Schellhas anticipated spending three days a week hearing oral arguments, but discovered that she is actually only in court one full day a week. She said that while the workload at the Court of Appeals is “very heavy,” she is doing much of her work during the day now rather than at night and on weekends. “I’m so positively amazed at the discipline and efficiency with which the Court of Appeals addresses the cases and workload,” she said.
Connolly said that a student recently asked him what it was like being an appellate judge and he responded that “being on the Court of Appeals is like doing homework all the time — forever.”
Agreeing with Schellhas as to the heavy workload, Connolly said that at the trial court level he felt that at times he was able to “catch up” with his caseload. That’s not true on the appellate bench, he said, noting that each judge is expected to write 10 opinions each month. “It just never stops,” he quipped.
Nonetheless, Connolly is enjoying his new job. “I was on the District Court bench for nine years. I was ready for a change and it’s certainly exceeded all of my expectations,” he told the audience.
Johnson is particularly enjoying the collaborative way in which the appellate panels come to their decisions. “Judges work together to reach a common result,” he said.
The judge explained that he expected that some panel members would have definite opinions on a case and try hard to convince the other judges to go their way. Instead, it’s not unlike a law firm where lawyers sit down together as a team to work on cases, he said. “There is a heavy presumption that we will, together, find the right answer.”
The judges also shared their thoughts on how attorneys present their cases on appeal, both in briefing and in oral argument.
Schellhas said that as in District Court, the briefs vary considerably in quality. She noted that overall the material presented to the court is generally good quality, but she advised attorneys to be sure to stay within the word limits.
The judge added that oral arguments have also been good, although she’s been a little surprised by a few of them. She pointed to one instance in which an experienced appellate attorney seemed to have saved his most important argument for last, but because of the panel’s barrage of questions, he never got to it.
To that end, Schellhas advised attendees to decide ahead of time the most important thing the panel needs to hear, get it out immediately and identify it as the most important issue. “Don’t try to save the best for last because you might never get there,” she warned.

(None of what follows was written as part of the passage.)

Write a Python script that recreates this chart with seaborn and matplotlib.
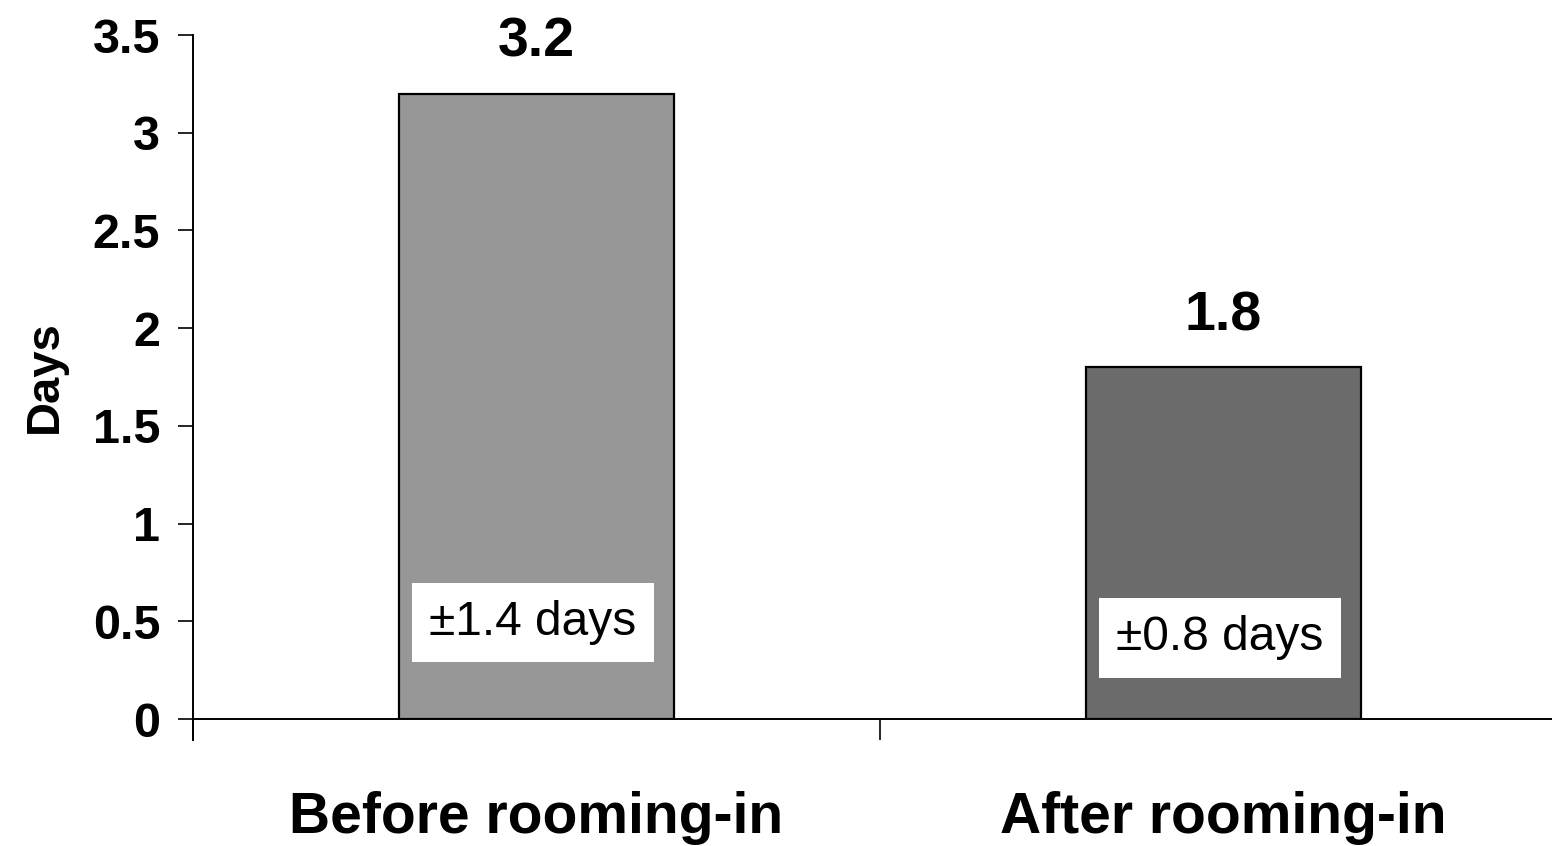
import matplotlib
matplotlib.use("Agg")
import matplotlib.pyplot as plt
import seaborn as sns
import pandas as pd

categories = ["Before rooming-in", "After rooming-in"]
values = [3.2, 1.8]
value_labels = ["3.2", "1.8"]
sd_labels = ["\u00b11.4 days", "\u00b10.8 days"]
sd_label_y = [0.495, 0.415]
bar_colors = ["#979797", "#6b6b6b"]
y_ticks = [0, 0.5, 1, 1.5, 2, 2.5, 3, 3.5]
y_tick_labels = ["0", "0.5", "1", "1.5", "2", "2.5", "3", "3.5"]

sns.set_theme(style="white")
plt.rcParams["font.family"] = ["Liberation Sans", "DejaVu Sans"]
plt.rcParams["text.color"] = "black"
plt.rcParams["axes.labelcolor"] = "black"
plt.rcParams["xtick.color"] = "black"
plt.rcParams["ytick.color"] = "black"

df = pd.DataFrame({"cat": categories, "val": values})

fig = plt.figure(figsize=(15.52, 8.46), dpi=100)
ax = fig.add_axes([193 / 1552, (846 - 719) / 846, (1567 - 193) / 1552, (719 - 35) / 846])

sns.barplot(data=df, x="cat", y="val", hue="cat", palette=bar_colors, width=0.4,
            edgecolor="black", linewidth=1.6, legend=False, ax=ax, saturation=1)

ax.set_xlim(-0.5, 1.5)
ax.set_ylim(0, 3.5)

for i, (v, lab) in enumerate(zip(values, value_labels)):
    ax.text(i, v + 0.26, lab, ha="center", va="center", fontsize=40,
            fontweight="bold", color="black")

for i, (lab, yy) in enumerate(zip(sd_labels, sd_label_y)):
    ax.text(i - 0.005, yy, lab, ha="center", va="center", fontsize=34.5,
            color="black",
            bbox=dict(boxstyle="square,pad=0.36", facecolor="white", edgecolor="none"))

ax.set_yticks(y_ticks)
ax.set_yticklabels(y_tick_labels)
ax.tick_params(axis="y", direction="out", length=11, width=1.2, colors="black",
               pad=12.5, left=True, labelsize=35)
for t in ax.get_yticklabels():
    t.set_fontweight("bold")

ax.set_xticks([-0.5, 0.5, 1.5])
ax.set_xticklabels(["", "", ""])
ax.tick_params(axis="x", which="major", direction="out", length=15, width=1.2,
               colors="black", bottom=True)
ax.set_xticks([0, 1], minor=True)
ax.set_xticklabels(categories, minor=True)
ax.tick_params(axis="x", which="minor", length=0, pad=52, labelsize=41, colors="black")
for t in ax.get_xticklabels(minor=True):
    t.set_fontweight("bold")

ax.set_xlabel("")
ax.set_ylabel("Days", fontsize=34, fontweight="bold", labelpad=19, color="black")

for s in ["top", "right"]:
    ax.spines[s].set_visible(False)
for s in ["left", "bottom"]:
    ax.spines[s].set_color("black")
    ax.spines[s].set_linewidth(1.4)
ax.spines["left"].set_bounds(-0.107, 3.5)

fig.savefig("out.png", dpi=100, facecolor="white")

Schellhas also said that when she’s on the bench, she is “the court” not “you” and that she bristles a bit when referred to as such. “To me, it’s too informal and it personalizes things when they ought not to be personalized,” she said.

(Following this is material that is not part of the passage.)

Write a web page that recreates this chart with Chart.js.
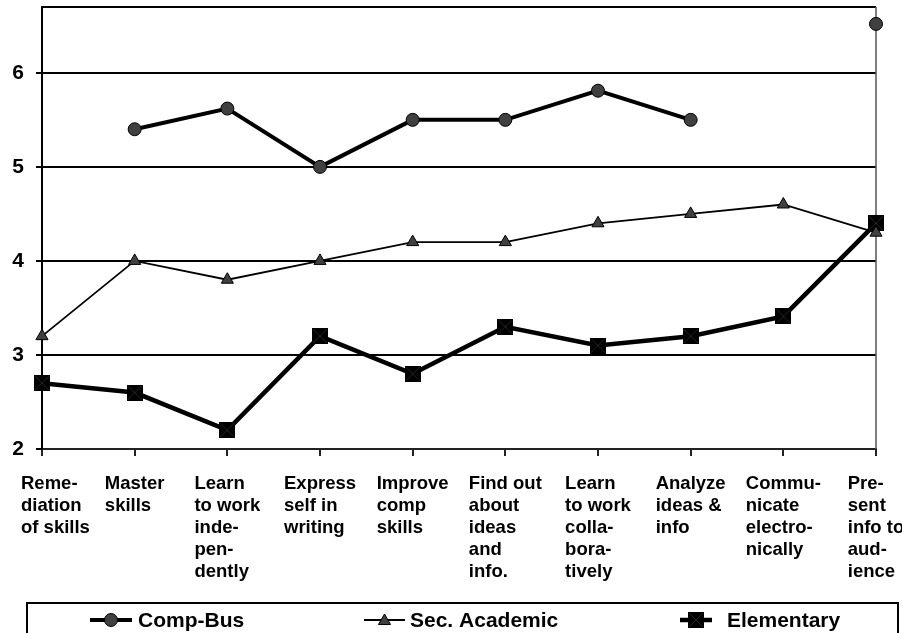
<!DOCTYPE html>
<html>
<head>
<meta charset="utf-8">
<title>Skills by program</title>
<script src="https://cdn.jsdelivr.net/npm/chart.js@4.4.1/dist/chart.umd.min.js"></script>
<style>
  body { margin: 0; background: #fff; }
  canvas { display: block; }
</style>
</head>
<body>
<canvas id="skillsChart" width="902" height="633"></canvas>
<script>
// CATEGORIES (already wrapped the way they are printed)
var x_axis_labels = [
    ['Reme-', 'diation', 'of skills'],
    ['Master', 'skills'],
    ['Learn', 'to work', 'inde-', 'pen-', 'dently'],
    ['Express', 'self in', 'writing'],
    ['Improve', 'comp', 'skills'],
    ['Find out', 'about', 'ideas', 'and', 'info.'],
    ['Learn', 'to work', 'colla-', 'bora-', 'tively'],
    ['Analyze', 'ideas &', 'info'],
    ['Commu-', 'nicate', 'electro-', 'nically'],
    ['Pre-', 'sent', 'info to', 'aud-', 'ience']
];

// SERIES
var data_comp_bus      = [null, 5.4, 5.62, 5.0, 5.5, 5.5, 5.81, 5.5, null, 6.52];
var data_sec_academic  = [3.2, 4.0, 3.8, 4.0, 4.2, 4.2, 4.4, 4.5, 4.6, 4.3];
var data_elementary    = [2.7, 2.6, 2.2, 3.2, 2.8, 3.3, 3.1, 3.2, 3.41, 4.4];

var label_comp_bus     = 'Comp-Bus';
var label_sec_academic = 'Sec. Academic';
var label_elementary   = 'Elementary';

// Y AXIS
var y_axis_ticks = [2, 3, 4, 5, 6];
var y_axis_min   = 2;
var y_axis_max   = 6.7;

var FONT_FAMILY = '"Liberation Sans", Arial, sans-serif';
var MARKER_GRAY = '#404040';

// black square with an x through it, used as the Elementary marker
function makeSquareMarker(size){
    var c = document.createElement('canvas');
    c.width = size;
    c.height = size;
    var g = c.getContext('2d');
    g.fillStyle = '#000';
    g.fillRect(0, 0, size, size);
    g.strokeStyle = '#262626';
    g.lineWidth = 1;
    g.beginPath();
    g.moveTo(1, 1); g.lineTo(size - 1, size - 1);
    g.moveTo(size - 1, 1); g.lineTo(1, size - 1);
    g.stroke();
    return c;
}
var squareMarker = makeSquareMarker(16);

// legend layout: line start, line end, text start
var legend_layout = [
    { x0: 90,  x1: 132, tx: 138 },
    { x0: 364, x1: 405, tx: 410 },
    { x0: 680, x1: 712, tx: 727 }
];

function drawTriangle(ctx, x, y, r){
    ctx.beginPath();
    ctx.moveTo(x, y - r);
    ctx.lineTo(x + r * 0.866, y + r * 0.5);
    ctx.lineTo(x - r * 0.866, y + r * 0.5);
    ctx.closePath();
    ctx.fillStyle = MARKER_GRAY;
    ctx.fill();
    ctx.strokeStyle = '#000';
    ctx.lineWidth = 1;
    ctx.stroke();
}

var frameAndLabels = {
    id: 'frameAndLabels',
    beforeDatasetsDraw: function(chart){
        var ctx = chart.ctx;
        var area = chart.chartArea;
        ctx.save();
        // top and right edges of the plot box
        ctx.strokeStyle = '#000';
        ctx.lineWidth = 2;
        ctx.beginPath();
        ctx.moveTo(area.left, area.top);
        ctx.lineTo(area.right, area.top);
        ctx.stroke();
        ctx.strokeStyle = '#555';
        ctx.lineWidth = 1.5;
        ctx.beginPath();
        ctx.moveTo(area.right, area.top);
        ctx.lineTo(area.right, area.bottom);
        ctx.stroke();
        ctx.restore();
    },
    afterDraw: function(chart){
        var ctx = chart.ctx;
        var area = chart.chartArea;
        var xScale = chart.scales.x;

        ctx.save();
        // ---------- CATEGORY LABELS (block centred on tick, lines left aligned)
        ctx.font = 'bold 18.5px ' + FONT_FAMILY;
        ctx.fillStyle = '#000';
        ctx.textAlign = 'left';
        ctx.textBaseline = 'alphabetic';
        x_axis_labels.forEach(function(lines, i){
            var cx = xScale.getPixelForValue(i);
            var w = 0;
            lines.forEach(function(l){ w = Math.max(w, ctx.measureText(l).width); });
            var left = Math.max(cx - w / 2, 21);
            lines.forEach(function(line, j){
                ctx.fillText(line, left, area.bottom + 40 + j * 22);
            });
        });

        // ---------- LEGEND
        ctx.strokeStyle = '#000';
        ctx.lineWidth = 2;
        ctx.strokeRect(27, 603, 871, 60);

        var ly = 620;
        ctx.font = 'bold 21px ' + FONT_FAMILY;
        ctx.textBaseline = 'middle';
        chart.data.datasets.forEach(function(ds, i){
            var lay = legend_layout[i];
            var mid = (lay.x0 + lay.x1) / 2;
            ctx.strokeStyle = '#000';
            ctx.lineWidth = ds.borderWidth;
            ctx.beginPath();
            ctx.moveTo(lay.x0, ly);
            ctx.lineTo(lay.x1, ly);
            ctx.stroke();
            if (i === 0){
                ctx.beginPath();
                ctx.arc(mid, ly, 6.5, 0, Math.PI * 2);
                ctx.fillStyle = MARKER_GRAY;
                ctx.fill();
                ctx.lineWidth = 1;
                ctx.stroke();
            } else if (i === 1){
                drawTriangle(ctx, mid, ly + 1, 7);
            } else {
                ctx.drawImage(squareMarker, mid - 8, ly - 8);
            }
            ctx.fillStyle = '#000';
            ctx.fillText(ds.label, lay.tx, ly + 1);
        });
        ctx.restore();
    }
};

var ctx = document.getElementById('skillsChart').getContext('2d');
var skillsChart = new Chart(ctx, {
    type: 'line',
    data: {
        labels: x_axis_labels.map(function(l){ return l.join(' '); }),
        datasets: [{
            label: label_comp_bus,
            data: data_comp_bus,
            borderColor: '#000',
            borderWidth: 4,
            pointStyle: 'circle',
            pointRadius: 6.5,
            pointBackgroundColor: MARKER_GRAY,
            pointBorderColor: '#000',
            pointBorderWidth: 1,
            spanGaps: false,
            clip: false
        },
        {
            label: label_sec_academic,
            data: data_sec_academic,
            borderColor: '#000',
            borderWidth: 1.8,
            pointStyle: 'triangle',
            pointRadius: 7,
            pointBackgroundColor: MARKER_GRAY,
            pointBorderColor: '#000',
            pointBorderWidth: 1,
            clip: false
        },
        {
            label: label_elementary,
            data: data_elementary,
            borderColor: '#000',
            borderWidth: 4.5,
            pointStyle: squareMarker,
            pointRadius: 8,
            clip: false
        }]
    },
    options: {
        responsive: false,
        animation: false,
        events: [],
        layout: {
            autoPadding: false,
            padding: { top: 7, right: 26, left: 0, bottom: 0 }
        },
        plugins: {
            legend: { display: false },
            tooltip: { enabled: false }
        },
        elements: {
            line: { tension: 0 }
        },
        scales: {
            x: {
                offset: false,
                grid: {
                    display: true,
                    drawOnChartArea: false,
                    drawTicks: true,
                    tickLength: 7,
                    color: '#222',
                    lineWidth: 2
                },
                border: { display: true, color: '#222', width: 2 },
                ticks: { display: false },
                afterFit: function(scale){ scale.height = 633 - 449; }
            },
            y: {
                min: y_axis_min,
                max: y_axis_max,
                afterBuildTicks: function(scale){
                    scale.ticks = y_axis_ticks.map(function(v){ return { value: v }; });
                },
                grid: {
                    color: '#000',
                    lineWidth: 2,
                    drawTicks: true,
                    tickLength: 6
                },
                border: { display: true, color: '#000', width: 2 },
                ticks: {
                    color: '#000',
                    padding: 12,
                    font: { family: FONT_FAMILY, size: 21, weight: 'bold' }
                },
                afterFit: function(scale){
                    scale.width = 42;
                    // no extra room for half a tick label above the plot
                    scale.paddingTop = 0;
                    scale.paddingBottom = 0;
                }
            }
        }
    },
    plugins: [frameAndLabels]
});
</script>
</body>
</html>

Connolly pointed out that at the appellate-level attorneys have just a few minutes to convince the panel — within the limited standard of review applicable to the case — why it should reverse the District Court judge. He said that when he’s preparing for oral argument the first thing he looks for is the District Court opinion, and that if it looks good, “you’ve got an uphill battle.”

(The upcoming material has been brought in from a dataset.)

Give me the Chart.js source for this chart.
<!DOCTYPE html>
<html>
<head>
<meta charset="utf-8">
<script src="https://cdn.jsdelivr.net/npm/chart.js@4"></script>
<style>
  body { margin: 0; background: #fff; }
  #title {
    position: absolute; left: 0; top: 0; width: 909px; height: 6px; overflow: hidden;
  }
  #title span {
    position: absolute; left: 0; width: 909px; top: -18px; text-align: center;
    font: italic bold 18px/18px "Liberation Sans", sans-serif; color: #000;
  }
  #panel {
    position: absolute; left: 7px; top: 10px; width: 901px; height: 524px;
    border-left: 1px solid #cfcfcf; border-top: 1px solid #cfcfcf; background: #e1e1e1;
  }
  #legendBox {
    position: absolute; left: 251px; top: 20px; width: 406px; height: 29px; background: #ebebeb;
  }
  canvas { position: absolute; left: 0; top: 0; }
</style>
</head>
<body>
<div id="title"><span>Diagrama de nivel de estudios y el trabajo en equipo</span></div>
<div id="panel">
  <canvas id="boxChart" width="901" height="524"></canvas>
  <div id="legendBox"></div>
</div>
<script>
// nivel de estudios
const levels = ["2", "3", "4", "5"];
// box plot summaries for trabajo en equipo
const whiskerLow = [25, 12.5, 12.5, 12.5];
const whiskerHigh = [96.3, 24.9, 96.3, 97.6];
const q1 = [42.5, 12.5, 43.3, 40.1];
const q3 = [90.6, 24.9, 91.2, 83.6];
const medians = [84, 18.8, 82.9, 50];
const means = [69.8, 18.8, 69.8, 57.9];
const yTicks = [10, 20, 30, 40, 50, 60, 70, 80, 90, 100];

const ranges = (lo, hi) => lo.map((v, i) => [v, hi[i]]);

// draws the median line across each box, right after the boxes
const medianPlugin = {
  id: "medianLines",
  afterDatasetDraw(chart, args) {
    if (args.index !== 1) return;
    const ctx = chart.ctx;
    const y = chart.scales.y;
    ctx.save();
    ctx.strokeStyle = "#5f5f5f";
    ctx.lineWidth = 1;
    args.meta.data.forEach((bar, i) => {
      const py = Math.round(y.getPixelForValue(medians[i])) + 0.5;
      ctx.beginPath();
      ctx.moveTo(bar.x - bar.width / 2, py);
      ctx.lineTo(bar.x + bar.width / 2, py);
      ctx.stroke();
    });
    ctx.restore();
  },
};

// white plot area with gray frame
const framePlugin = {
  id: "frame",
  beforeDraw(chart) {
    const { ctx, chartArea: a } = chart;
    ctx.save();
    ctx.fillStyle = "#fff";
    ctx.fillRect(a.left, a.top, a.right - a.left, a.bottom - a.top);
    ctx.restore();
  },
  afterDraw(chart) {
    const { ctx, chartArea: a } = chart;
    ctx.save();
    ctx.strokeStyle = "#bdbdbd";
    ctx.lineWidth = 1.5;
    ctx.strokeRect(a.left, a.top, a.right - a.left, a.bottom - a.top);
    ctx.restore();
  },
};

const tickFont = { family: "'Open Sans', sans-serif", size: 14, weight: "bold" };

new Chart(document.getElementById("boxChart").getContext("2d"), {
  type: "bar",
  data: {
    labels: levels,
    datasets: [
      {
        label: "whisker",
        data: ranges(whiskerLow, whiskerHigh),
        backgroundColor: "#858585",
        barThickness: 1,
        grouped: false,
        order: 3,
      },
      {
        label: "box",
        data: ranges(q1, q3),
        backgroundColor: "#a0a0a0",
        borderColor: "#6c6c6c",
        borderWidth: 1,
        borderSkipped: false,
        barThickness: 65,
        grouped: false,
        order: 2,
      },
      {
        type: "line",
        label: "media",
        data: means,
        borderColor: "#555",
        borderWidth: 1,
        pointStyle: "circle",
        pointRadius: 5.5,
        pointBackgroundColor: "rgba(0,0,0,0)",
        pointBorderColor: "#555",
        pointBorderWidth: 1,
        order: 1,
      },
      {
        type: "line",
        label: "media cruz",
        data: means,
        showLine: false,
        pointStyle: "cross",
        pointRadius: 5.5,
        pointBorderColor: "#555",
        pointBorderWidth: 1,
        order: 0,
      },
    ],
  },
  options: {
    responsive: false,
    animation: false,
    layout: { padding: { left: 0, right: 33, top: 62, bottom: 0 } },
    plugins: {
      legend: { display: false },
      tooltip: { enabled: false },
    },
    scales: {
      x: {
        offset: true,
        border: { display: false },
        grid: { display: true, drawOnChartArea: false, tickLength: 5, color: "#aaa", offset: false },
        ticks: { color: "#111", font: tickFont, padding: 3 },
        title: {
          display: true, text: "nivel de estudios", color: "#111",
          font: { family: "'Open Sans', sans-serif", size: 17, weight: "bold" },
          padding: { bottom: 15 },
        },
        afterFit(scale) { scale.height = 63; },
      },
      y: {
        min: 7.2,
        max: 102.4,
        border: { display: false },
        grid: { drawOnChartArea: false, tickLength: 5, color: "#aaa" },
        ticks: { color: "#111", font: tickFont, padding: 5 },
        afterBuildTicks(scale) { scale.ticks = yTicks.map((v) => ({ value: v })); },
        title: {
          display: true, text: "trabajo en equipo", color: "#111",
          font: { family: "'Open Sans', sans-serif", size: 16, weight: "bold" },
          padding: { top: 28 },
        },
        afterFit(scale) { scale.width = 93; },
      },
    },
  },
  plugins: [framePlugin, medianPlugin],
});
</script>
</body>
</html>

Start with the District Court opinion and explain why the judge got it wrong, Connolly stressed. “If you can’t do that, you’re going to lose — at least on a panel that I’m going to sit on,” he said.
Johnson said that he’s been surprised at how short many of the appellate briefs are, but stressed, “That’s OK.” With respect to oral arguments, he pointed out that 15 minutes is not a long time to try to convince the panel of the correctness of a position, which is why he appreciates it when lawyers answer questions briefly and directly. “If I have to follow up with another question, it wastes time,” he said.
Johnson’s advice, therefore, is to answer questions clearly, directly and succinctly. “If some judges on the panel have questions, it’s in your interest to help them get answers,” he said.